Afrin, Afrin…
Turkish officials have explained that the objective of “Operation Olive Branch” is to protect Turkey’s national interests, eradicate terrorist targets in and around the Syrian city of Afrin and to enhance a belt of stability and security along the Turkish-Syrian border.
For months, Turkey has called on the United States and Britain to stop supporting the Democratic Union Party (PYD) and its armed wing, the People’s Protection Units (YPG), which Turkey has considered the Syrian affiliate of the clandestine separatist Kurdistan Workers’ Party (PKK). However, all of Turkey’s calls have fallen on deaf ears, as both Washington and London have continued to provide all sorts of heavy war machines and ammunition to the PYD, under the pretext of fighting the Islamic State of Iraq and the Levant (ISIL) terrorists. Such assistance from the U.S. has even included war machinery and drones that Washington has refused to sell Turkey so far.
Frustration could perhaps help describe the spirit in Turkish-American relations. A summary of the situation might be that “unilateral actions by the United States in Iran and Syria have infuriated Turkey” according to a statement by Russian Foreign Minister Sergei Lavrov in an interview with the Kommersant newspaper.
Talk that the United States might unleash an embargo program or even impose some sanctions on Turkey might indicate the worst is yet to come in Turkish-American relations. The so-called Zarrab case—the verdict of which will be delivered in April—might end up impacting relations between Ankara and Washington like a hurricane.
Turkey and the U.S. have recently come out of a three-month-long visa crisis. However, relations between Ankara and Washington have been spoiled by the continued Pennsylvania refuge of Fethullah Gülen, the Islamist scholar who Turkey has blamed for masterminding the failed July 2016 coup, and indiscreet accusations from Turkish officials, including the president, that the U.S. intelligence network might have been behind the coup attempt.
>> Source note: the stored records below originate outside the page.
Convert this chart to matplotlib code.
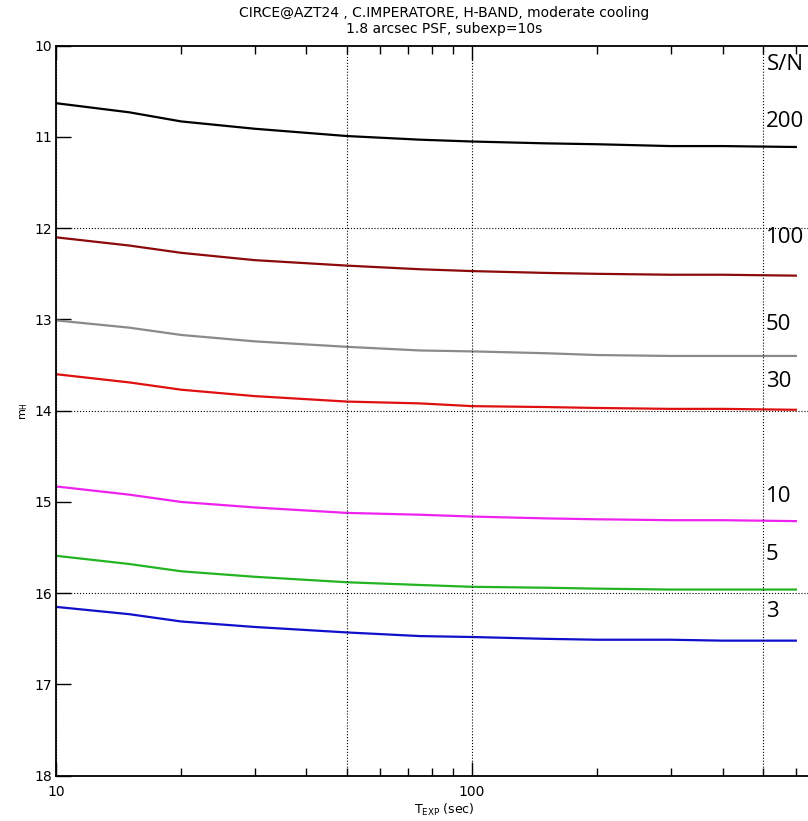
import numpy as np
import matplotlib
matplotlib.use('Agg')
import matplotlib.pyplot as plt
from matplotlib.ticker import FixedLocator, NullFormatter, FixedFormatter

# exposure times (sec) and limiting magnitudes
texp = [10, 15, 20, 30, 50, 75, 100, 150, 200, 300, 400, 600]
m_sn200 = [10.63, 10.73, 10.83, 10.91, 10.99, 11.03, 11.05, 11.07, 11.08, 11.10, 11.10, 11.11]
m_sn100 = [12.10, 12.19, 12.27, 12.35, 12.41, 12.45, 12.47, 12.49, 12.50, 12.51, 12.51, 12.52]
m_sn50 = [13.01, 13.09, 13.17, 13.24, 13.30, 13.34, 13.35, 13.37, 13.39, 13.40, 13.40, 13.40]
m_sn30 = [13.60, 13.69, 13.77, 13.84, 13.90, 13.92, 13.95, 13.96, 13.97, 13.98, 13.98, 13.99]
m_sn10 = [14.83, 14.92, 15.00, 15.06, 15.12, 15.14, 15.16, 15.18, 15.19, 15.20, 15.20, 15.21]
m_sn5 = [15.59, 15.68, 15.76, 15.82, 15.88, 15.91, 15.93, 15.94, 15.95, 15.96, 15.96, 15.96]
m_sn3 = [16.15, 16.23, 16.31, 16.37, 16.43, 16.47, 16.48, 16.50, 16.51, 16.51, 16.52, 16.52]

curves = [m_sn200, m_sn100, m_sn50, m_sn30, m_sn10, m_sn5, m_sn3]
colors = ['black', '#8c0a0a', '#8a8a8a', '#e01010', '#ee22ee', '#22b422', '#1010cc']
sn_labels = ['200', '100', '50', '30', '10', '5', '3']
# label y positions (in magnitudes) for the hand-added S/N annotations
sn_label_y = [10.83, 12.10, 13.05, 13.68, 14.94, 15.58, 16.20]

fig = plt.figure(figsize=(8.08, 8.21), dpi=100)
ax = fig.add_axes([56/808, 1-775.7/821, 776/808, 730/821])

for m, c in zip(curves, colors):
    ax.plot(texp, m, color=c, lw=1.6)

ax.set_xscale('log')
ax.set_xlim(10, 733)
ax.set_ylim(18, 10)

# dotted grid
for v in [10, 50, 100, 500]:
    ax.axvline(v, ls=':', color='k', lw=0.8)
for v in [12, 14, 16]:
    ax.axhline(v, ls=':', color='k', lw=0.8)

ax.xaxis.set_major_locator(FixedLocator([10, 100]))
ax.xaxis.set_major_formatter(FixedFormatter(['10', '100']))
ax.xaxis.set_minor_locator(FixedLocator([20, 30, 40, 50, 60, 70, 80, 90, 200, 300, 400, 500, 600, 700]))
ax.xaxis.set_minor_formatter(NullFormatter())
ax.set_yticks(range(10, 19))
ax.tick_params(axis='x', which='major', direction='in', length=10, width=1, top=True, pad=7, labelsize=10)
ax.tick_params(axis='x', which='minor', direction='in', length=6, width=1, top=True)
ax.tick_params(axis='y', which='major', direction='in', length=11, width=1, right=False, pad=3, labelsize=10)
for s in ['left', 'bottom', 'top']:
    ax.spines[s].set_linewidth(1.3)
ax.spines['right'].set_visible(False)

ax.set_xlabel(r'T$_{\mathrm{EXP}}$ (sec)', fontsize=9, labelpad=2)
ax.set_ylabel(r'm$_{\mathrm{H}}$', fontsize=8, labelpad=3)

fig.text(444/808, 1-13/821, 'CIRCE@AZT24 , C.IMPERATORE, H-BAND, moderate cooling',
         ha='center', va='center', fontsize=10)
fig.text(444/808, 1-29/821, '1.8 arcsec PSF, subexp=10s',
         ha='center', va='center', fontsize=10)

# S/N annotations
fig.text(767/808, 1-64/821, 'S/N', ha='left', va='center', fontsize=16, family='Open Sans')
for lab, y in zip(sn_labels, sn_label_y):
    ax.text(0.915, y, lab, transform=ax.get_yaxis_transform(), ha='left', va='center',
            fontsize=16, family='Open Sans')

fig.savefig('out.png', dpi=100)
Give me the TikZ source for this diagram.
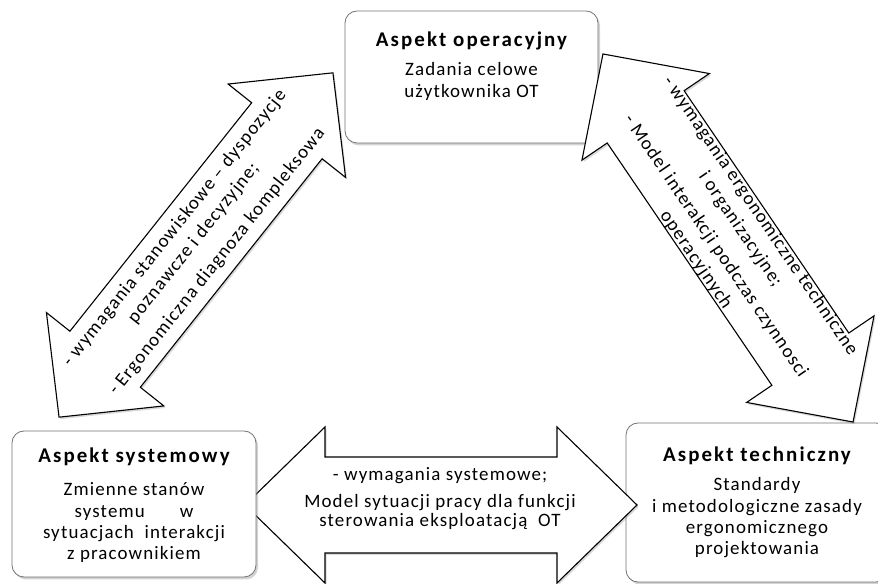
\documentclass[tikz,border=0pt]{standalone}
\usepackage{fontspec}
\setmainfont{Carlito}[LetterSpace=6]
\newfontfamily\titlefont{Carlito}[LetterSpace=10]
\usetikzlibrary{calc,shadows}

\tikzset{
  aspbox/.style={draw=black!55, line width=0.8bp, fill=white, rounded corners=12bp,
    drop shadow={shadow xshift=2bp, shadow yshift=-2.5bp, opacity=0.35}},
  asptext/.style={align=center, inner sep=0pt, font=\fontsize{19}{21.5}\selectfont},
  blocktext/.style={align=center, inner sep=0pt, font=\fontsize{19}{24}\selectfont},
  blockline/.style={draw=black, line width=1.1bp, fill=white, line join=miter,
    drop shadow={shadow xshift=1.5bp, shadow yshift=-2bp, opacity=0.3}},
  pics/dblarrow/.style n args={4}{code={
    \path[blockline] (-#1,0) -- (-#1+#2,#3) -- (-#1+#2,#4) -- (#1-#2,#4) -- (#1-#2,#3)
      -- (#1,0) -- (#1-#2,-#3) -- (#1-#2,-#4) -- (-#1+#2,-#4) -- (-#1+#2,-#3) -- cycle;
  }}
}
\newcommand{\asptitle}[1]{{\titlefont\bfseries\fontsize{21}{21.5}\selectfont #1}}

\begin{document}
\begin{tikzpicture}[x=1bp,y=1bp]
    \useasboundingbox (0,0) rectangle (878,584);

    % aspects
    \node (oper) at (471.5,507) [aspbox, minimum width=253bp, minimum height=132bp] {};
    \node (opertxt) at (471.5,486.7) [asptext, anchor=base]
      {\asptitle{Aspekt operacyjny}\\[8bp]
       Zadania celowe\\użytkownika OT};
    \node (tech) at (757,81.5) [aspbox, minimum width=262bp, minimum height=159bp] {};
    \node (techtxt) at (757,29) [asptext, anchor=base]
      {\asptitle{Aspekt techniczny}\\[8bp]
       Standardy\\i metodologiczne zasady\\ergonomicznego\\projektowania};

    % block arrows
    \pic[rotate=51.5] at (196,339) {dblarrow={220}{74}{75}{45}};
    \node (sysoper) at (196,339) [blocktext, rotate=51.5]
      {- wymagania stanowiskowe -- dyspozycje\\poznawcze i decyzyjne;\\[6bp]
       - Ergonomiczna diagnoza kompleksowa};

    \pic[rotate=-55.8] at (728,346) {dblarrow={222.5}{76}{77}{46.5}};
    \node (opertech) at (728,346) [blocktext, rotate=-55.8]
      {- wymagania ergonomiczne techniczne\\i organizacyjne;\\[6bp]
       - Model interakcji podczas czynnosci\\operacyjnych};

    \pic at (441,79) {dblarrow={196}{80}{78}{48}};
    \node (systech) at (440,85) [blocktext, font=\fontsize{19}{19}\selectfont]
      {- wymagania systemowe;\\[8bp]
       Model sytuacji pracy dla funkcji\\sterowania eksploatacją\ \ OT};

    \node (syst) at (134,80) [aspbox, minimum width=244bp, minimum height=146bp] {};
    \node (systtxt) at (134,24) [asptext, anchor=base]
      {\asptitle{Aspekt systemowy}\\[12bp]
       Zmienne stanów\\systemu\hspace{35bp}w\\sytuacjach\ \ interakcji\\z pracownikiem};
\end{tikzpicture}
\end{document}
Was Afrin a product of such a frustrated psychology in Ankara? That might be an underestimation, though “frustration with the U.S.” and a determination by the Turkish presidency to demonstrate Turkey’s capability to act alone must be underlined. The Afrin operation might be an answer from Ankara to the U.S., as well as some other NATO allies, that the Cold War era has come to an end and Turkey will no longer accept to be the subservient and dependent state of a global power.
The Americans have probably miscalculated Turkish President Recep Tayyip Erdoğan as a factor, assuming Turks would make a lot of noise but would not undertake anything worth mentioning. Otherwise, if Turkey was a valuable ally or a “strategic partner,” then why would the U.S. ignore all calls from Turkey and continue to engage with the Syrian PYD, who Ankara considers an affiliate of the terrorist PKK?
Turkey could not allow to become sieged or cut off from the Arab world by a corridor of Kurds along the Syrian border. Turkey could not allow for the Iraqi and the Syrian Kurdish regions to be united. Turkey could not allow its entire border with Syria, and most of its border with Iraq, to be controlled by Kurdish elements. Turkey could not allow the border regions of Syria and Iraq to be converted into staging posts for PKK attacks inside Turkey. Lastly, Turkey could not allow a U.S. death machine provided to the PYD and some elements of which have already started to be captured in operations on the PKK, to end up in the hands of PKK.
For months, Ankara explained this to Washington, London, Paris, Berlin and other NATO allies. Unfortunately, Turkey kept receiving the same blurred answer: “We understand your security concerns, but our fight is with ISIL. Once ISIL is eradicated, we will take back the arms.”
Turkey has said it cannot be sidelined regarding the operation in Afrin. It has also said Turkish security is not secondary to the threat perceptions of Washington, London or others and that it should be listened to carefully before any step is taken in this region.